Making, Learning, Leading: A VIPER Student’s Path in the world of Materials Science
By John Russell
Justin Wang grew up between two places that shaped him in different ways. He was born around the bays of San Jose, but his family later moved back to Taiwan, where he spent a large stretch of his life. By the time he arrived at Penn, he carried both worlds with him: the pace of the Bay Area and the steadiness of home and family ties overseas.
Now a third-year student studying Materials Science and Engineering, Justin is also part of the VIPER program, which means he still keeps one foot in physics. Even so, he’s quick to admit where his heart has landed: materials. He likes the way it connects big scientific ideas to real things you can build, test, and improve.
Justin Wang | Photo credit: John Russell
When he talks about why he chose Penn, it isn’t some flashy slogan or a single moment. It was the kind of decision people used to make more often, by talking to real people and listening carefully. VIPER and Penn’s materials program drew him in, but what truly convinced him was the department’s culture.
Back in high school, he reached out to students in MSE, and one student in particular replied with a long, thoughtful message packed with advice. Justin remembers being struck by how generous and sincere it felt. To him, that reply wasn’t just helpful, it was proof of the kind of community Penn could be: small enough to feel close, and strong enough to support you.
Once he was in the program, Justin found himself enjoying the coursework more than he expected. One standout was Professor Peter Davies’ sophomore-year class, where thermodynamics finally clicked in a way that felt grounded and practical. He’d seen thermodynamics before in other contexts—chemistry, physics, and broad survey material—but materials-focused thermodynamics was different. It was narrower, yes, but in a good way: tied directly to solids, structure, and real engineering decisions. It gave him confidence, the kind that comes from understanding something well enough to actually explain it to someone else.
He also loved learning about devices from a materials perspective, like Professor Ritesh Agarwal’s course on solid-state electronic and functional devices, where the tiny components people take for granted become fascinating once you understand what’s happening inside the material itself. The course also focused on the industry side of things, which made it more relevant. For Justin, that blend of science and industry relevance is part of what makes MSE feel alive.
And his experience isn’t limited to the classroom. Justin helps build community through a club called the MatSci Makers, which runs hands-on materials workshops—about five each semester—open to students all across Penn. The projects are practical and fun: metal casting, glass fusing, candle-making, candy-making, and even soap. People show up from every major, not because they have to, but because they’re curious. Justin likes that.

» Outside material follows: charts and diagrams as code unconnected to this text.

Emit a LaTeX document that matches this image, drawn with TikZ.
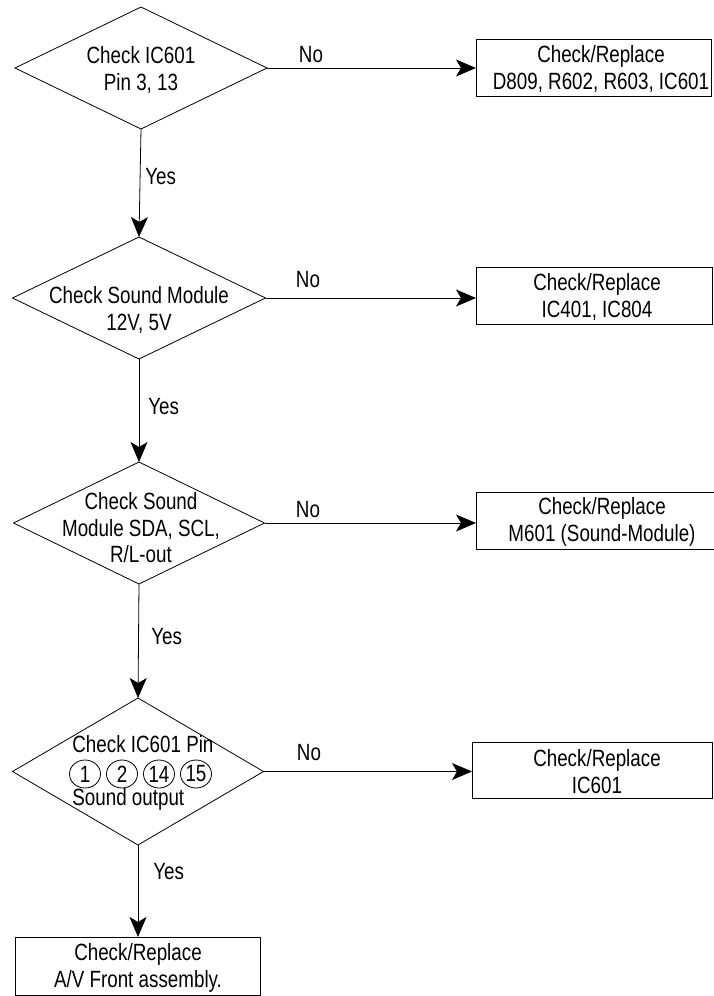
\documentclass[tikz,border=0pt]{standalone}
\usepackage{fontspec}
\setmainfont{Liberation Sans}[FakeStretch=0.80]
\usetikzlibrary{shapes.geometric,arrows.meta}
\newcommand{\flowfont}{\fontsize{23.5}{26.5}\selectfont}
\begin{document}
\begin{tikzpicture}[x=1pt,y=-1pt,line width=0.8pt,
  dia/.style n args={2}{draw,diamond,inner sep=0pt,outer sep=0pt,minimum width=#1,minimum height=#2},
  boxr/.style={draw,rectangle,inner sep=0pt,outer sep=0pt},
  txt/.style={inner sep=0pt,align=center,font=\flowfont},
  lbl/.style={inner sep=0pt,font=\flowfont},
  cnum/.style={draw,ellipse,inner sep=0pt,outer sep=0pt,minimum width=31pt,minimum height=28pt,font=\flowfont},
  arr/.style={-{Stealth[length=20pt,width=17pt,inset=5pt]}}]
\useasboundingbox (0,0) rectangle (714,996);

% decisions
\node[dia={252pt}{122pt}] (d1) at (141,68) {};
\node[txt] (t1) at (141,70) {Check IC601\\Pin 3, 13};
\node[dia={253pt}{122pt}] (d2) at (139,298) {};
\node[txt] (t2) at (139,310) {Check Sound Module\\12V, 5V};
\node[dia={251pt}{122pt}] (d3) at (139,523) {};
\node[txt] (t3) at (141,528) {Check Sound\\Module SDA, SCL,\\R/L-out};
\node[dia={251pt}{147pt}] (d4) at (138,771.5) {};
\node[lbl,anchor=base west] (t4a) at (72,752) {Check IC601 Pin};
\node[cnum] (c1) at (85,774) {1};
\node[cnum] (c2) at (122,774) {2};
\node[cnum] (c3) at (159,774) {14};
\node[cnum] (c4) at (196,774) {15};
\node[lbl,anchor=base west] (t4c) at (72,805) {Sound output};

% result boxes
\node[boxr,minimum width=235pt,minimum height=57pt] (b1) at (593.5,67.5) {};
\node[txt] (tb1) at (601,69) {Check/Replace\\D809, R602, R603, IC601};
\node[boxr,minimum width=236pt,minimum height=57pt] (b2) at (594,295.5) {};
\node[txt] (tb2) at (597,297) {Check/Replace\\IC401, IC804};
\node[boxr,minimum width=260pt,minimum height=57pt] (b3) at (606,520.5) {};
\node[txt] (tb3) at (602,522) {Check/Replace\\M601 (Sound-Module)};
\node[boxr,minimum width=240pt,minimum height=56pt] (b4) at (592,770) {};
\node[txt] (tb4) at (597,771.5) {Check/Replace\\IC601};
\node[boxr,minimum width=245pt,minimum height=58pt] (b5) at (137.5,966) {};
\node[txt] (tb5) at (138,968) {Check/Replace\\A/V Front assembly.};

% connectors
\draw[arr] (d1.east) -- (d1.east -| b1.west);
\draw[arr] (d2.east) -- (d2.east -| b2.west);
\draw[arr] (d3.east) -- (d3.east -| b3.west);
\draw[arr] (d4.east) -- (d4.east -| b4.west);
\draw[arr] (d1.south) -- (d2.north);
\draw[arr] (d2.south) -- (d3.north);
\draw[arr] (d3.south) -- (d4.north);
\draw[arr] (d4.south) -- (d4.south |- b5.north);

% labels
\node[lbl] (n1) at (311,55) {No};
\node[lbl] (n2) at (308,280) {No};
\node[lbl] (n3) at (308,510) {No};
\node[lbl] (n4) at (309,753) {No};
\node[lbl,anchor=west] (y1) at (145,177) {Yes};
\node[lbl,anchor=west] (y2) at (148,407) {Yes};
\node[lbl,anchor=west] (y3) at (151,637) {Yes};
\node[lbl,anchor=west] (y4) at (153,872) {Yes};
\end{tikzpicture}
\end{document}
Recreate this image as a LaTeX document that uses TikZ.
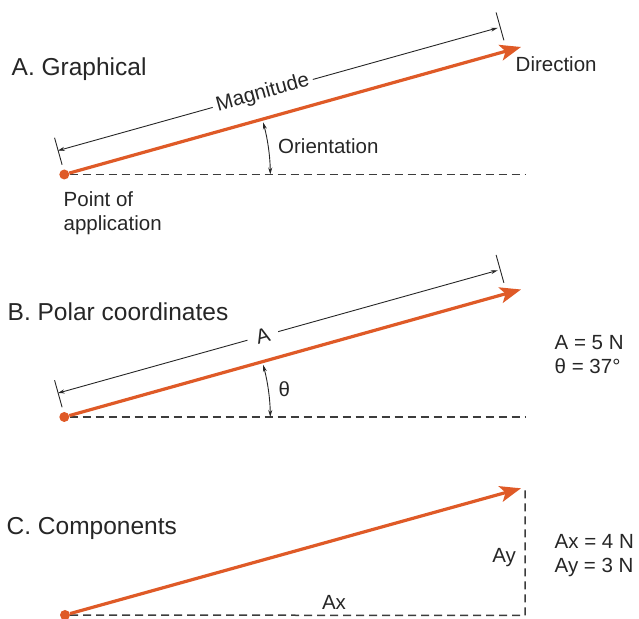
\documentclass[tikz,border=0pt]{standalone}
\usepackage{fontspec}
\setmainfont{Liberation Sans}
\usetikzlibrary{arrows.meta, calc}
\definecolor{corange}{HTML}{DF5A27}
\definecolor{cink}{HTML}{262626}
\definecolor{cdash}{HTML}{3C3C3C}
\tikzset{
  every picture/.style={x=1bp, y=1bp},
  vec/.style={draw=corange, line width=3.2bp, -{Stealth[length=21bp, width=16bp, inset=5bp]}},
  vecdot/.style={circle, fill=corange, inner sep=0pt, minimum size=10bp},
  guide/.style={draw=cdash, line width=1.5bp, dash pattern=on 8bp off 5bp},
  dim/.style={draw=cink, line width=0.9bp, {Stealth[length=7bp, width=4bp]}-{Stealth[length=7bp, width=4bp]}},
  tick/.style={draw=cink, line width=0.9bp},
  title/.style={font=\fontsize{24.5bp}{29bp}\selectfont, text=cink, inner sep=0pt},
  lbl/.style={font=\fontsize{20.5bp}{24bp}\selectfont, text=cink, inner sep=0pt, align=left},
}

\begin{document}
\begin{tikzpicture}
  \useasboundingbox (0,0) rectangle (639,619);
  % A. Graphical
  \node[title, anchor=base west] (ttlA) at (11.5,543.3) {A. Graphical};
  \node[vecdot] (dA) at (64.3,444.5) {};
  \coordinate (eA) at (525,444.5);
  \coordinate (oA) at ($(dA)+(206,0)$);
  \begin{scope}[shift={(dA)}, rotate=15.6]
    \coordinate (tA) at (474.2,0);
    \coordinate (mA1) at (0,24.7);
    \coordinate (mA2) at (457,24.7);
    \draw[tick] (0.5,10) -- (0.5,38);
    \draw[tick] (459.5,11) -- (459.5,40);
  \end{scope}
  \draw[guide] (dA) -- (eA);
  \draw[vec] (dA) -- (tA);
  \draw[dim] (mA1) -- node[lbl, sloped, fill=white, inner xsep=4bp, inner ysep=2bp, pos=0.466] (magA) {Magnitude} (mA2);
  \draw[dim] (oA) arc[start angle=0.5, end angle=15.2, radius=206];
  \node[lbl, anchor=base west] (dirA) at (515.5,547.3) {Direction};
  \node[lbl, anchor=base west] (oriA) at (278,465) {Orientation};
  % base sits on the last line
  \node[lbl, anchor=base west] (appA) at (63.5,388.3) {Point of\\application};
  % B. Polar coordinates
  \node[title, anchor=base west] (ttlB) at (7.5,298.3) {B. Polar coordinates};
  \node[vecdot] (dB) at (64.3,202) {};
  \coordinate (eB) at (525,202);
  \coordinate (oB) at ($(dB)+(206,0)$);
  \begin{scope}[shift={(dB)}, rotate=15.6]
    \coordinate (tB) at (474.2,0);
    \coordinate (mB1) at (0,24.7);
    \coordinate (mB2) at (457,24.7);
    \draw[tick] (0.5,10) -- (0.5,38);
    \draw[tick] (459.5,11) -- (459.5,40);
  \end{scope}
  \draw[guide] (dB) -- (eB);
  \draw[vec] (dB) -- (tB);
  \draw[dim] (mB1) -- node[lbl, sloped, fill=white, inner xsep=9bp, inner ysep=2bp, pos=0.466] (magB) {A} (mB2);
  \draw[dim] (oB) arc[start angle=0.5, end angle=15.2, radius=206];
  \node[lbl, anchor=base west] (angB) at (278.5,222.5) {θ};
  \node[lbl, anchor=base west] (valB) at (554.5,245) {A = 5 N\\θ = 37°};
  % C. Components
  \node[title, anchor=base west] (ttlC) at (6.5,84) {C. Components};
  \node[vecdot] (dC) at (65,4) {};
  \coordinate (cC) at (525,3.5);
  \coordinate (vC) at (525,129);
  \coordinate (tC) at (521,130.7);
  \draw[guide] (dC) -- (cC) -- (vC);
  \draw[vec] (dC) -- (tC);
  \node[lbl, anchor=base] (axC) at (334,9) {Ax};
  \node[lbl, anchor=base east] (ayC) at (516,56.3) {Ay};
  \node[lbl, anchor=base west] (valC) at (554.5,46.3) {Ax = 4 N\\Ay = 3 N};
\end{tikzpicture}
\end{document}
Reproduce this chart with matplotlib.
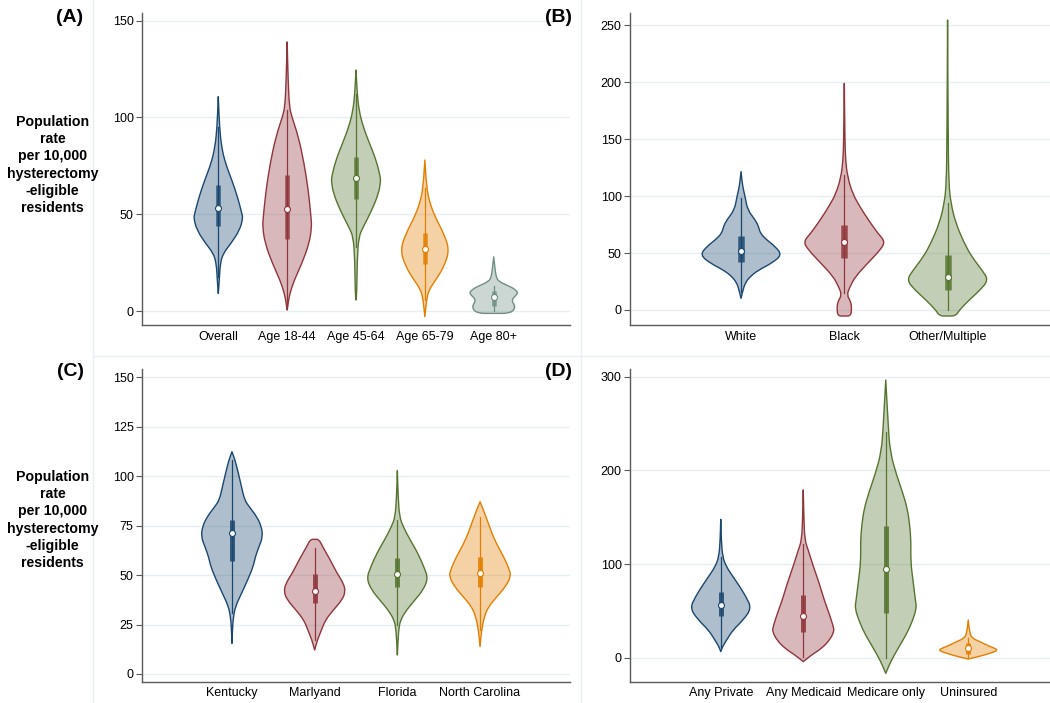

“There’s something classic and satisfying about learning by getting your hands involved, seeing something take shape, and walking away with a finished object you can carry home.”
Outside academics, he stays busy with badminton. He’s one of the team’s captains, though he’s the first to say that doesn’t mean he’s the best. What matters more to him is the group: the practices, the tournaments each semester, the shared effort, and the routine of showing up.
“It’s fitness, sure, but it’s also fellowship, an old-fashioned kind of commitment that makes campus feel like a place where you belong.”
When Justin speaks to prospective students, his message is straightforward. From a career and industry perspective, he sees materials science as a field with real momentum. It touches everything: energy, semiconductors, metals, chemicals, hardware—and because it’s interdisciplinary, it leaves you flexible. You can move between sectors. You can grow into different roles. And in a world that keeps changing, he values a major that stays useful because it’s foundational.
But his biggest argument for Penn isn’t only about the job market. It’s about education the way it’s meant to be: learning directly from people who know the field, in classes small enough that you’re not just a face in the crowd. He contrasts it with the kind of huge lecture where you can feel like a number.
“In MSE at Penn,” he says, “you get real professor-student interaction, classes that might be twenty to thirty students, conversations that happen naturally, questions you can actually ask, and faculty you can meet without jumping through hoops.”
By the end of the conversation, the impression he leaves is simple and solid: Justin Wang is the kind of student who’s found his place by following the people, the craft, and the community. And when he says Penn’s MSE program is tight-knit, supportive, and worth it, he doesn’t sound like he’s repeating a brochure. He sounds like someone who’s lived it.